The PAAA operates and has established both local and foreign relations. Within Africa the PAAA maintains strong ties with the Association for Anthropology in Southern Africa (AASA). The PAAA looks for financial assistance from various foreign institutions, such as the Wenner Gren Foundation, the Council for the Development of Social Science Research in Africa (CODESRIA), the United Nations Educational Scientific and Cultural Organization (UNESCO), and the United Nations Population Fund (UNFPA) (Nkwi 1998: 204). African Anthropology is the journal of the PAAA and has been published biannually since 1994. The Journal contains scholarly articles, research reports, and book reviews. According to the editorial remarks, the first of the journal’s main goals is the provision of a medium for intellectual, theoretical and methodological discussions among PAAA members.
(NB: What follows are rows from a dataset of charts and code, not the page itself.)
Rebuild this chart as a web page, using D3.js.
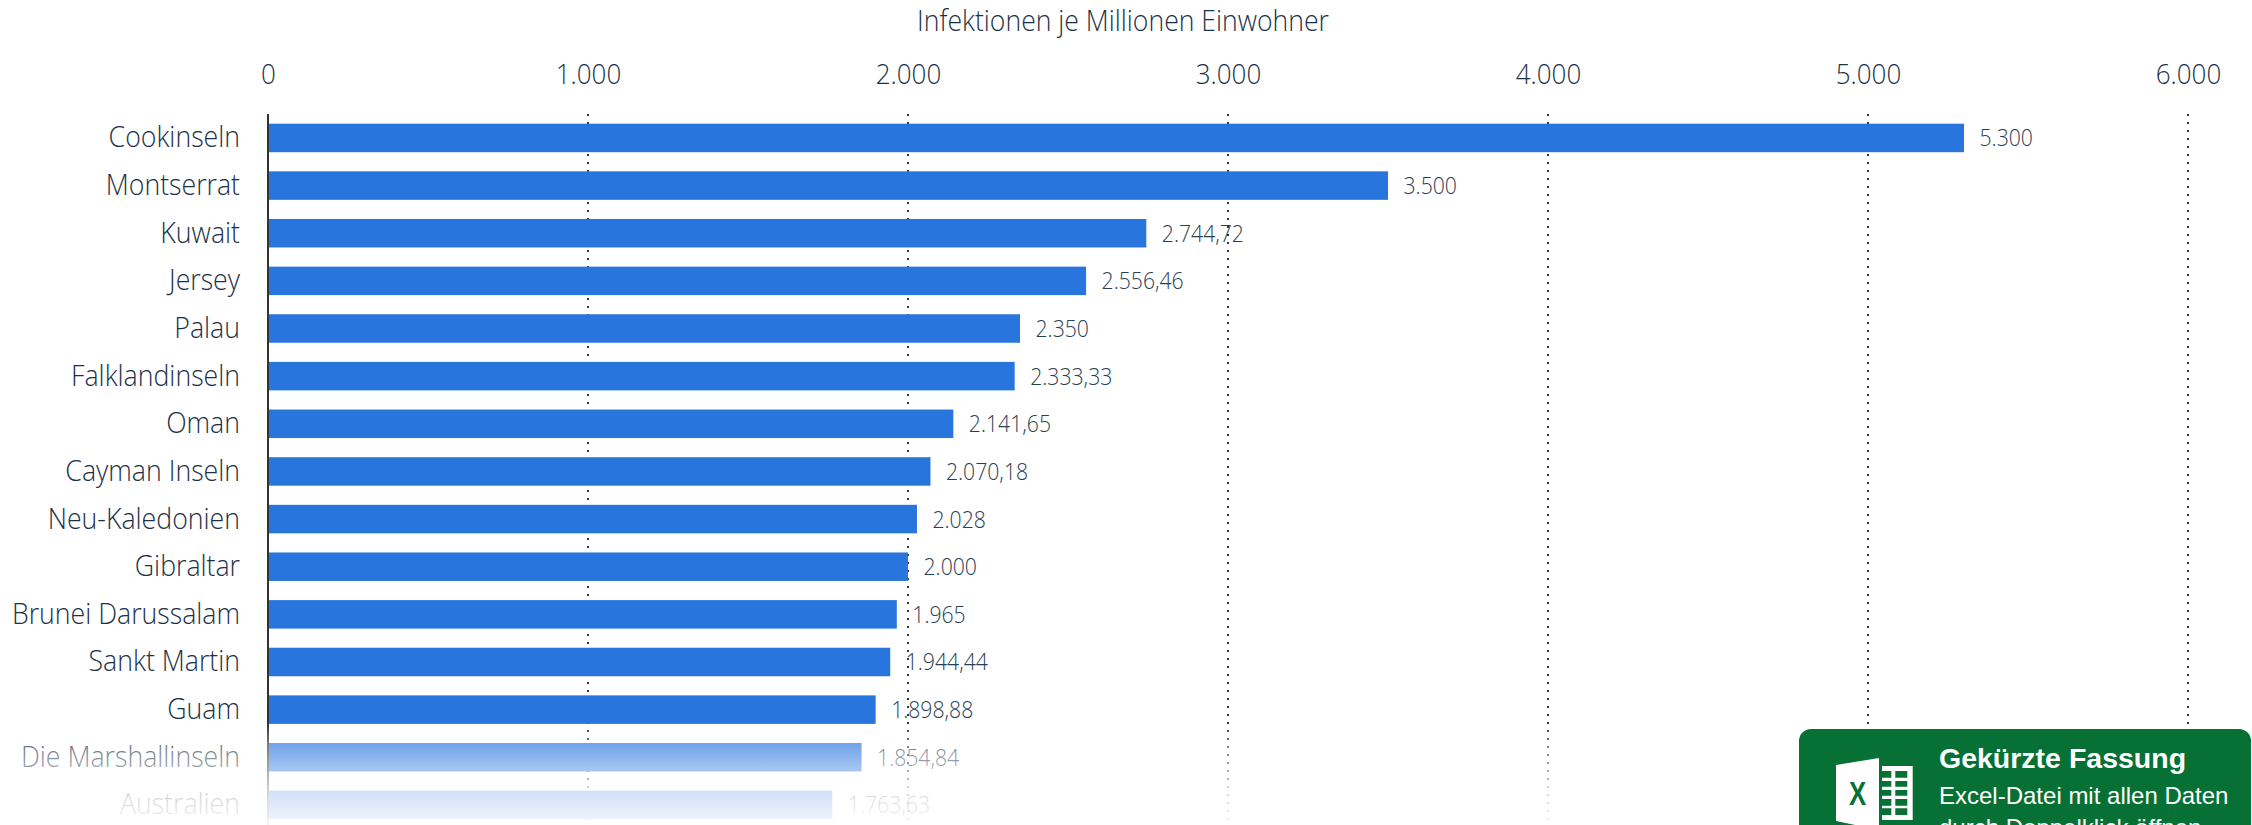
<!DOCTYPE html>
<html lang="de">
<head>
<meta charset="utf-8">
<script src="https://cdn.jsdelivr.net/npm/d3@7/dist/d3.min.js"></script>
<style>
  html, body { margin: 0; padding: 0; background: #fff; overflow: hidden; }
  svg { display: block; }
  text { font-family: "Open Sans", sans-serif; font-weight: 300; }
  .sans { font-family: "Liberation Sans", sans-serif; }
</style>
</head>
<body>
<svg id="chart" width="2252" height="825"></svg>
<script>
const countries = ["Cookinseln", "Montserrat", "Kuwait", "Jersey", "Palau", "Falklandinseln", "Oman",
  "Cayman Inseln", "Neu-Kaledonien", "Gibraltar", "Brunei Darussalam", "Sankt Martin", "Guam",
  "Die Marshallinseln", "Australien"];
const infections = [5300, 3500, 2744.72, 2556.46, 2350, 2333.33, 2141.65, 2070.18, 2028, 2000, 1965,
  1944.44, 1898.88, 1854.84, 1763.63];
const axisTicks = [0, 1000, 2000, 3000, 4000, 5000, 6000];
const axisTitle = "Infektionen je Millionen Einwohner";
const badgeHeading = "Gekürzte Fassung";
const badgeLines = ["Excel-Datei mit allen Daten", "durch Doppelklick öffnen"];

const svg = d3.select("#chart");
const ink = "#1c3148";
const tall = 1.08; // labels are set slightly taller than the font's natural proportions

// German number format: dot for thousands, comma for decimals
const de = d3.formatLocale({ decimal: ",", thousands: ".", grouping: [3], currency: ["", " €"] });
const fmtTick = de.format(",d");
const fmtValue = v => Number.isInteger(v) ? de.format(",d")(v) : de.format(",.2f")(v);
const place = (px, py) => `translate(${px},${py}) scale(1,${tall})`;

const x = d3.scaleLinear().domain([0, 6000]).range([268, 2188]);
const y = d3.scaleBand().domain(countries).range([114.13, 114.13 + 47.64 * countries.length])
  .paddingInner(0.4018).paddingOuter(0.2009);

// Dotted gridlines, running down past the faded rows
svg.append("g").selectAll("line").data(axisTicks.slice(1)).join("line")
  .attr("x1", d => Math.round(x(d))).attr("x2", d => Math.round(x(d)))
  .attr("y1", 114).attr("y2", 825)
  .attr("stroke", "#333").attr("stroke-width", 2).attr("stroke-dasharray", "2 6");

// Top axis: tick labels only, the domain and tick marks are hidden
const axisG = svg.append("g").attr("transform", "translate(0,83.5)")
  .call(d3.axisTop(x).tickValues(axisTicks).tickFormat(fmtTick).tickSize(0).tickPadding(0));
axisG.select(".domain").remove();
axisG.selectAll("text").attr("font-size", 26).attr("fill", ink)
  .attr("transform", `scale(1,${tall})`)
  .style("font-family", '"Open Sans", sans-serif');

svg.append("text").attr("transform", place(1123, 31)).attr("text-anchor", "middle")
  .attr("font-size", 26.6).attr("fill", ink).text(axisTitle);

// Bars
svg.append("g").selectAll("rect").data(countries).join("rect")
  .attr("x", x(0)).attr("y", d => y(d))
  .attr("width", (d, i) => x(infections[i]) - x(0))
  .attr("height", y.bandwidth())
  .attr("fill", "#2975de");

// Baseline at zero
svg.append("line").attr("x1", x(0)).attr("x2", x(0)).attr("y1", 114).attr("y2", 825)
  .attr("stroke", "#333").attr("stroke-width", 2);

// Category labels
svg.append("g").selectAll("text").data(countries).join("text")
  .attr("transform", d => place(240, y(d) + y.bandwidth() / 2 + 9.5))
  .attr("text-anchor", "end").attr("font-size", 26.7).attr("fill", ink).text(d => d);

// Value labels
svg.append("g").selectAll("text").data(infections).join("text")
  .attr("transform", (d, i) => place(x(d) + 15.5, y(countries[i]) + y.bandwidth() / 2 + 8.5))
  .attr("font-size", 21.2).attr("fill", "#2b3e54").text(fmtValue);

// White fade across the bottom rows
const fade = svg.append("defs").append("linearGradient").attr("id", "fade")
  .attr("gradientUnits", "userSpaceOnUse").attr("x1", 0).attr("x2", 0).attr("y1", 724).attr("y2", 825);
[[0, 0], [0.19, 0.33], [0.47, 0.6], [0.66, 0.78], [0.94, 0.92], [1, 0.95]].forEach(([o, a]) =>
  fade.append("stop").attr("offset", o).attr("stop-color", "#fff").attr("stop-opacity", a));
svg.append("rect").attr("x", 0).attr("y", 724).attr("width", 2252).attr("height", 101).attr("fill", "url(#fade)");

// Download badge in the lower right corner
const green = "#067035";
const badge = svg.append("g");
badge.append("rect").attr("x", 1799).attr("y", 729).attr("width", 452).attr("height", 130).attr("rx", 12)
  .attr("fill", green);
badge.append("path").attr("fill", "#fff").attr("d", "M1836,765 L1879,758 L1879,830 L1836,821 Z");
badge.append("text").attr("class", "sans").attr("transform", "translate(1849,805) scale(0.77,1)")
  .attr("fill", green).style("font-weight", 700).attr("font-size", 33.5).text("X");

// Spreadsheet grid beside the X: white sheet with green cells cut out of it
const cellRows = [[771, 777.7], [781, 786.7], [790, 795.7], [799, 805.7], [808.3, 815]];
const cellCols = [[1882, 1891.3], [1895.3, 1907.3]];
badge.append("path").attr("fill", "#fff").attr("fill-rule", "evenodd").attr("d",
  "M1882,766 H1912.7 V820 H1882 Z " +
  cellRows.flatMap(([t, b]) => cellCols.map(([l, r]) => `M${l},${t} H${r} V${b} H${l} Z`)).join(" "));

badge.append("text").attr("class", "sans").attr("x", 1939).attr("y", 768).attr("fill", "#fff")
  .style("font-weight", 700).attr("font-size", 28.5).text(badgeHeading);
badge.selectAll("text.line").data(badgeLines).join("text").attr("class", "sans line")
  .attr("x", 1939).attr("y", (d, i) => 804 + i * 32).attr("fill", "#fff")
  .style("font-weight", 400).attr("font-size", 24).text(d => d);
</script>
</body>
</html>
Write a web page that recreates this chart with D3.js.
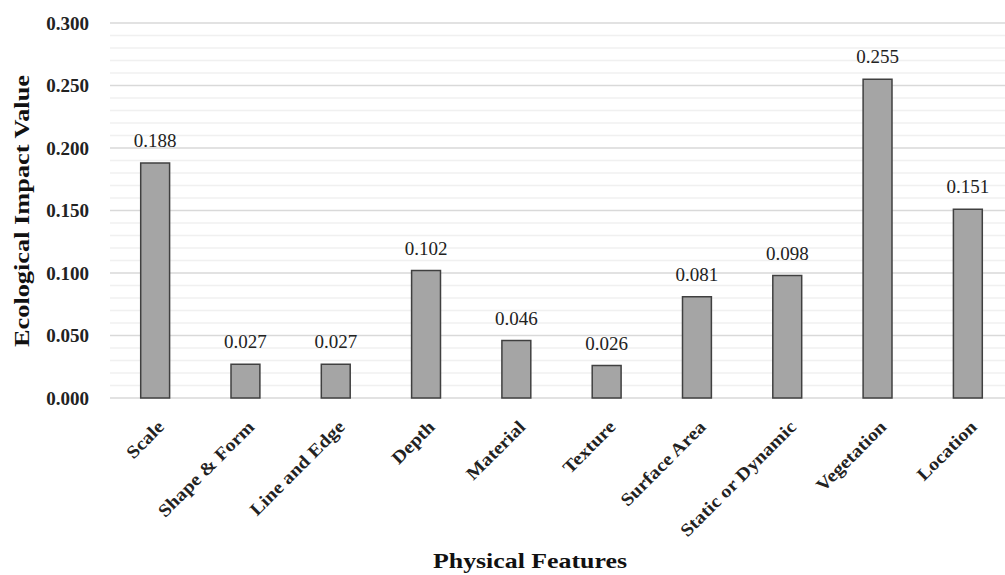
<!DOCTYPE html>
<html><head><meta charset="utf-8">
<script src="https://cdn.jsdelivr.net/npm/d3@7"></script>
<style>body{margin:0;background:#fff}svg{display:block}text{font-family:"Liberation Serif","DejaVu Serif",serif}</style>
</head><body><svg id="c" width="1005" height="575"></svg>
<script>
const categories = ["Scale","Shape & Form","Line and Edge","Depth","Material","Texture","Surface Area","Static or Dynamic","Vegetation","Location"];
const values = [0.188,0.027,0.027,0.102,0.046,0.026,0.081,0.098,0.255,0.151];
const yTicks = [0,0.05,0.1,0.15,0.2,0.25,0.3];

(function(){
const svg = d3.select("#c");
const pL = 110, pR = 1013, pT = 23, pB = 398;
const x = d3.scaleBand().domain(categories).range([pL, pR]).paddingInner(0.68).paddingOuter(0.34);
const y = d3.scaleLinear().domain([0,0.3]).range([pB, pT]);

const minor = d3.range(0, 0.301, 0.01).map(v => +v.toFixed(2));
svg.append("g").selectAll("line").data(minor).join("line")
  .attr("x1", pL).attr("x2", pR).attr("y1", d=>y(d)).attr("y2", d=>y(d))
  .attr("stroke", d => (Math.round(d*100) % 5 === 0) ? "#d9d9d9" : "#f0f0f0")
  .attr("stroke-width", 1.5);

svg.append("g").selectAll("rect").data(values).join("rect")
  .attr("x", (d,i)=>x(categories[i])).attr("width", x.bandwidth())
  .attr("y", d=>y(d)).attr("height", d=>y(0)-y(d))
  .attr("fill", "#a5a5a5").attr("stroke", "#404040").attr("stroke-width", 1.5);

svg.append("g").selectAll("text").data(values).join("text")
  .attr("x", (d,i)=>x(categories[i]) + x.bandwidth()/2).attr("y", d=>y(d)-16)
  .attr("text-anchor","middle").attr("font-size", 19).attr("fill","#222")
  .text(d=>d.toFixed(3));

const ya = d3.axisLeft(y).tickValues(yTicks).tickFormat(d3.format(".3f")).tickSize(0).tickPadding(21);
svg.append("g").attr("transform", `translate(${pL},0)`).call(ya)
  .call(g=>g.select(".domain").remove())
  .selectAll("text").attr("font-size", 19).attr("font-weight","bold").attr("fill","#222")
  .style("font-family",'"Liberation Serif",serif');

const xa = d3.axisBottom(x).tickSize(0).tickPadding(0);
svg.append("g").attr("transform", `translate(0,${pB})`).call(xa)
  .call(g=>g.select(".domain").remove())
  .selectAll("text").attr("font-size", 18).attr("font-weight","bold").attr("fill","#222")
  .style("font-family",'"Liberation Serif",serif')
  .attr("text-anchor","end").attr("dy", null)
  .attr("transform","translate(10,30) rotate(-45) scale(1.12,1)");

svg.append("text").attr("x", 530).attr("y", 568).attr("text-anchor","middle")
  .attr("font-size", 21).attr("font-weight","bold").attr("fill","#111")
  .attr("textLength", 194).attr("lengthAdjust","spacingAndGlyphs").text("Physical Features");
svg.append("text").attr("transform","translate(29,211) rotate(-90)").attr("text-anchor","middle")
  .attr("font-size", 21).attr("font-weight","bold").attr("fill","#111")
  .attr("textLength", 272).attr("lengthAdjust","spacingAndGlyphs").text("Ecological Impact Value");
})();
</script></body></html>
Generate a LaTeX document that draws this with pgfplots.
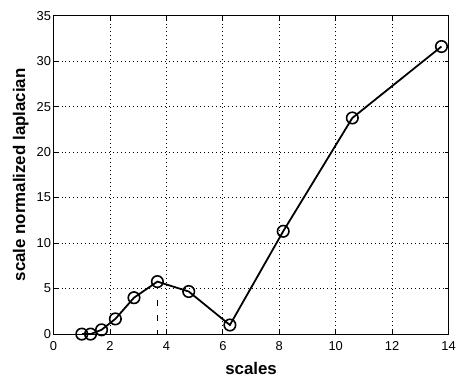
\documentclass[border=0pt]{standalone}
\usepackage{pgfplots}
\pgfplotsset{compat=1.18}
\usepackage{fontspec}
\setmainfont{Liberation Sans}

\begin{document}
\begin{tikzpicture}
\begin{axis}[
  name=ax,
  scale only axis,
  width=398pt, height=321pt,
  xmin=0, xmax=14, ymin=0, ymax=35,
  xtick={0,2,...,14}, ytick={0,5,...,35},
  grid=major,
  major grid style={black, line width=0.8pt, dash pattern=on 1pt off 3pt},
  axis line style={black, line width=1pt},
  tick align=inside,
  major tick length=4pt,
  tick style={black, line width=0.8pt},
  /pgf/number format/assume math mode=true,
  ticklabel style={font=\fontsize{13}{15}\selectfont},
  yticklabel style={xshift=1pt},
  xticklabel style={yshift=-4pt},
  xlabel={\textbf{scales}},
  ylabel={\textbf{scale normalized laplacian}},
  label style={font=\fontsize{17}{19}\selectfont},
  xlabel style={at={(axis description cs:0.5,0)}, anchor=center, yshift=-35pt},
  ylabel style={at={(axis description cs:0,0.5)}, anchor=center, yshift=33pt},
]
\addplot[black, line width=1.8pt, mark=o, mark size=5.8pt,
         mark options={line width=1.6pt}]
  coordinates {
  (1.00,0.00) (1.31,0.00) (1.70,0.47) (2.19,1.67) (2.85,4.00)
  (3.68,5.77) (4.79,4.68) (6.25,1.00) (8.14,11.3) (10.59,23.75)
  (13.75,31.6)
  };
% marker at the maximum of the first bump
\addplot[black, line width=1pt, dash pattern=on 6pt off 9pt]
  coordinates {(3.68,3.7) (3.68,0)};
\end{axis}
\path[use as bounding box] (ax.south west) ++(-54pt,-42pt) rectangle ([shift={(7pt,15.7pt)}]ax.north east);
\end{tikzpicture}
\end{document}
Secondly, the role of this journal is to meet the increased demands of the African anthropological community for a journal that will reflect an African perspective. Thirdly, the journal should provide a forum for the publication of the best papers presented during its annual conferences (J.A.R Wembah-Rashid 1992: 1). However, Dr. Nkwi points out that publication of this journal is not without problems. Only 15% of the 540 members pay their annual dues, making it virtually impossible to operate consistently on a restricted budget. 80% of the PAAA members are in Africa, while only 10% are from the U.S and Europe.
The PAAA has its next annual conference on September 2 through the 8, 1999, in Yaounde, Cameroon. The theme of the conference is The Anthropology of Africa and the Challenges of the Third Millennium. A number of panels will be organized around the following themes: An African Anthropology: Is there such sub-discipline? High Fertility in Africa: An Anthropological Response; The re-awakening of ethnic nations: Ethnicity and Nation-state; After Rio, where are the people?; Environmental Policy Contradictions; Years of Structural Adjustment: Gender and the Quality of Health; The African Family: Emerging Trends and new demands; and Training anthropologists of the future: The teaching of the discipline.